Pump as Cloud Buying Cooperative

Diving deeper into

Pump

Company Report
Pump’s revenue is driven by its position as a cloud reseller and intermediary, earning a percentage of aggregated volume discounts negotiated with AWS and GCP rather than charging customers directly.
Analyzed 5 sources

This model makes Pump less like a SaaS budgeting tool and more like a buying cooperative for cloud infrastructure. The customer does not buy software and then hope to save money later. Instead, Pump becomes the billing layer, combines many smaller accounts into one larger purchasing base, buys commitments and reseller discounts at better rates, passes most of that savings through, and keeps part of the spread as revenue.
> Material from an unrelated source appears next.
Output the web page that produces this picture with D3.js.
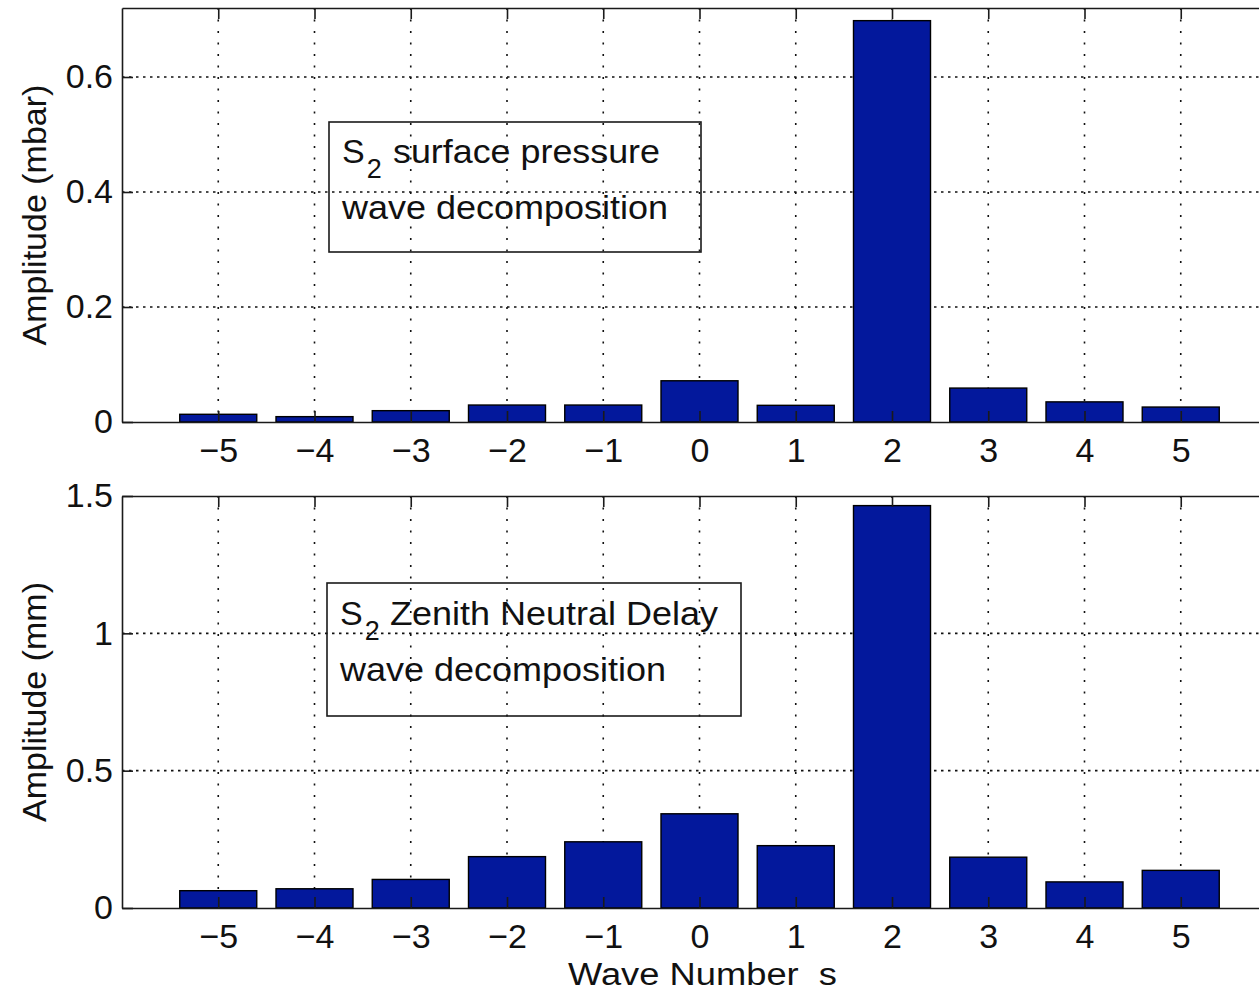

  • The workflow is unusually concrete. After joining, a company routes AWS, GCP, or Azure billing through Pump, Pump receives the bill, applies group buying discounts immediately, then uses usage data to buy Reserved Instances, Savings Plans, or CUDs on the customer’s behalf within days.
  • That creates strong alignment between customer value and Pump revenue. If Pump saves a startup 20% to 40% on a bigger cloud bill, both the customer’s dollar savings and Pump’s margin pool rise together. That is why revenue can scale from $7M annualized in 2024 to $25M in 2025 without charging a software fee.
  • The closest comparison is DoiT on the reseller side, while CloudZero, Vantage, and Finout mostly sell read only cost intelligence software. Pump trades some SaaS like gross margin for a much easier entry point, because the buyer can say yes to lower bills now instead of adding another line item to the budget.

The next step is for Pump to turn control of the bill into control of more cloud decisions. As pooled spend grows, Pump can negotiate deeper discounts, automate more purchasing, and bundle adjacent products around security, governance, and spend management, which pushes it from savings tool toward a broader cloud commerce layer.